California Historical Landmark
- Designated: May 22, 1957
- Reference no.: 597

= What Cheer House (Sacramento, California) =

Historical Landmark in Sacramento, United States

What Cheer House, also at times called the Sackett Hotel and Grand Hotel, is a historical building in Sacramento, California. What Cheer House is a California Historical Landmark No. 597 listed on May 22, 1957. The What Cheer House was first used as hotel, the Sackett Hotel. The What Cheer House was used for the California State offices in 1855. In the 1870s it was called the Grand Hotel. The What Cheer House is at the southeast corner of Front Street and K Street in Old Sacramento.
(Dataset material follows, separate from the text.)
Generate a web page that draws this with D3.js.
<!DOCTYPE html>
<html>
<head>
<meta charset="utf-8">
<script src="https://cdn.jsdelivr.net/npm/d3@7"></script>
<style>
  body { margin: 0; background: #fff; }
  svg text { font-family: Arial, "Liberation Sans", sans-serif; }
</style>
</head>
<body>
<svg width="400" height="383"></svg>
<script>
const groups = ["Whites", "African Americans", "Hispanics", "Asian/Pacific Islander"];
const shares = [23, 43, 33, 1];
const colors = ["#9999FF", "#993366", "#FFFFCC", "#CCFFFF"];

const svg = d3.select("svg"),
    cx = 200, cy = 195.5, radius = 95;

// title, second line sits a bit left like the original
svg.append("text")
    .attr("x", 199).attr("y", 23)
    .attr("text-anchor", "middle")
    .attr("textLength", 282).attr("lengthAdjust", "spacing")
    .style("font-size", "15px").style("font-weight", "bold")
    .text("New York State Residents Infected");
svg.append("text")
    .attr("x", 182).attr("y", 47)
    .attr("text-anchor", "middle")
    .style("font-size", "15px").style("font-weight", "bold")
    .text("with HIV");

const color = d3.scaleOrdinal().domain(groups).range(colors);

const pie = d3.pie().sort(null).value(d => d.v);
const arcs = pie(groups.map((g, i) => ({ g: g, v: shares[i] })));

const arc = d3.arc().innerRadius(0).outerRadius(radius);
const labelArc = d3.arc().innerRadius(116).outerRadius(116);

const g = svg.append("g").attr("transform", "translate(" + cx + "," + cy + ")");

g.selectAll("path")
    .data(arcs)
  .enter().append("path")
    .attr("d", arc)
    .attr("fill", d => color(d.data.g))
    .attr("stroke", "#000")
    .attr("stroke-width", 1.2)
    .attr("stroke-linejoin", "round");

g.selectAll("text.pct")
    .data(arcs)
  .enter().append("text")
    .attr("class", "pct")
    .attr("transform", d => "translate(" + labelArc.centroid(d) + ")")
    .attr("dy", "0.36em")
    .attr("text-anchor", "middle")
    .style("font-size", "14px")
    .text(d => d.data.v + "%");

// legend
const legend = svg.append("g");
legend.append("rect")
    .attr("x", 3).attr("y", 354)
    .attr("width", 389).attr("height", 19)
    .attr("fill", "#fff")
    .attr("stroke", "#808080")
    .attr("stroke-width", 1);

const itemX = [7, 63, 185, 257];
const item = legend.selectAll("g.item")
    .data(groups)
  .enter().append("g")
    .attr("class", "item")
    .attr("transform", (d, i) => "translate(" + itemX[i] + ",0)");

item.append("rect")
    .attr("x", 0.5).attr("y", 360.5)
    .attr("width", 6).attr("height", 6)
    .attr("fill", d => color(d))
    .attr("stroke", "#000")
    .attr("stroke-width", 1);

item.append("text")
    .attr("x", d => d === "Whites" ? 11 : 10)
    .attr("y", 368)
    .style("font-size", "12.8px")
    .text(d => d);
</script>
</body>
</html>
The What Cheer House supported the California Gold Rush Pioneers, it was built near the Sacramento waterfront and Central Pacific Railroad station. A Pioneer greeting was what cheer, partner?!, thus the What Cheer House name.
After the California State offices moved out the What Cheer House became a warehouse for the Sacramento waterfront shipping. Since the What Cheer House has been: Stage Nine Entertainment Store, G.Willikers Toy Emporium, The Vault, California Clothiers, and the Old Fashioned Candy and Confectionery. The City of Sacramento had a 13-year program in the 1860s and 1870s, to raise the buildings and streets in Sacramento to stop the flooding problem in the city, like the Great Flood of 1862. The What Cheer House was raised 15 ft, stopping flooding by the Sacramento River and American River. By the later 1940s and early 1950s What Cheer House was showing her age due to lack of renovation. By 1965 the City of Sacramento set up a plan to renovated and modernize not only the What Cheer House, but much of Old Sacramento.
Stage Nine Entertainment, Inc. purchased the What Cheer House in the 1990s.